Rachel Kneebone: 399 Days at Yorkshire Sculpture Park
Sara Jaspan, Exhibitions EditorThe unique setting of Yorkshire Sculpture Park’s 18th-century chapel offers a remarkable space in which to encounter contemporary artist Rachel Kneebone’s most ambitious sculpture to date.
Titled after the length of time it took to single-handedly make, 399 Days (2012-13) is a towering porcelain sculpture inspired by masterpieces from the world of antiquity, such as Trajan’s Column. Its mesmerising, metamorphic quality is typical of Kneebone’s highly detailed style, which borders on the florid. The tumbling, swirling mass of forms that decorate its surface evoke the female human figure, yet each one dissolves on the cusp of full materialisation, melting into a backdrop of flowers, orbs and other organic matter.

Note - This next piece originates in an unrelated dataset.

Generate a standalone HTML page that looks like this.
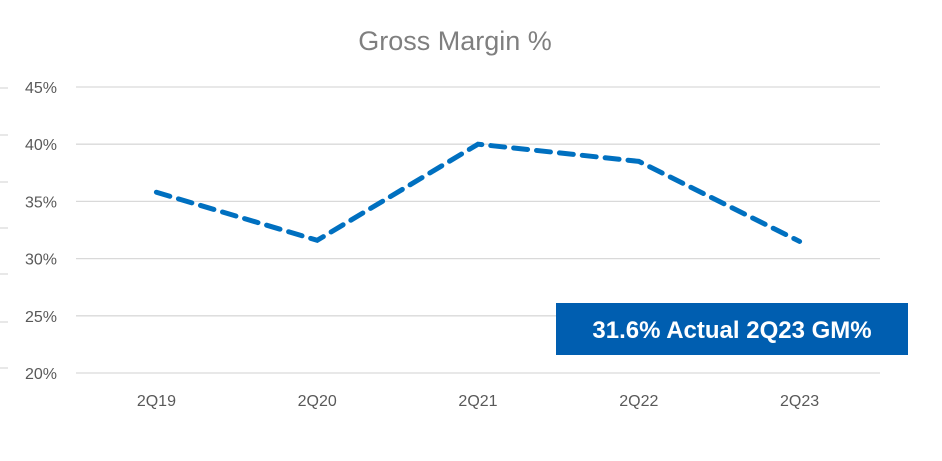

The work can be viewed from up-close at ground level or from the elevated perspective of the Chapel’s gallery, where drawings from the artist’s Ovid in Exile (2016) series will also be on display. The body of work responds to one of the great mysteries of antiquity – the story of why the poet Ovid was banished from Rome in 8 CE – which Kneebone regards as being emblematic of the human condition, the creative and destructive impulses. These drawings will be shown alongside a new series of sculptures that the artist has created especially for the exhibition, where tendrils, folds, ribbons and spheres fluidly interweave, creating a vine-like structure which protrudes from the wall.
The exhibition forms part of YSP’s 2021-22 programme, which focuses on the work of pioneering female artists. Other highlights include Portuguese artist Joana Vasconcelos’ solo exhibition, presented in the Underground Gallery, and Breaking the Mould: Sculpture by Women since 1945 in Longside Gallery.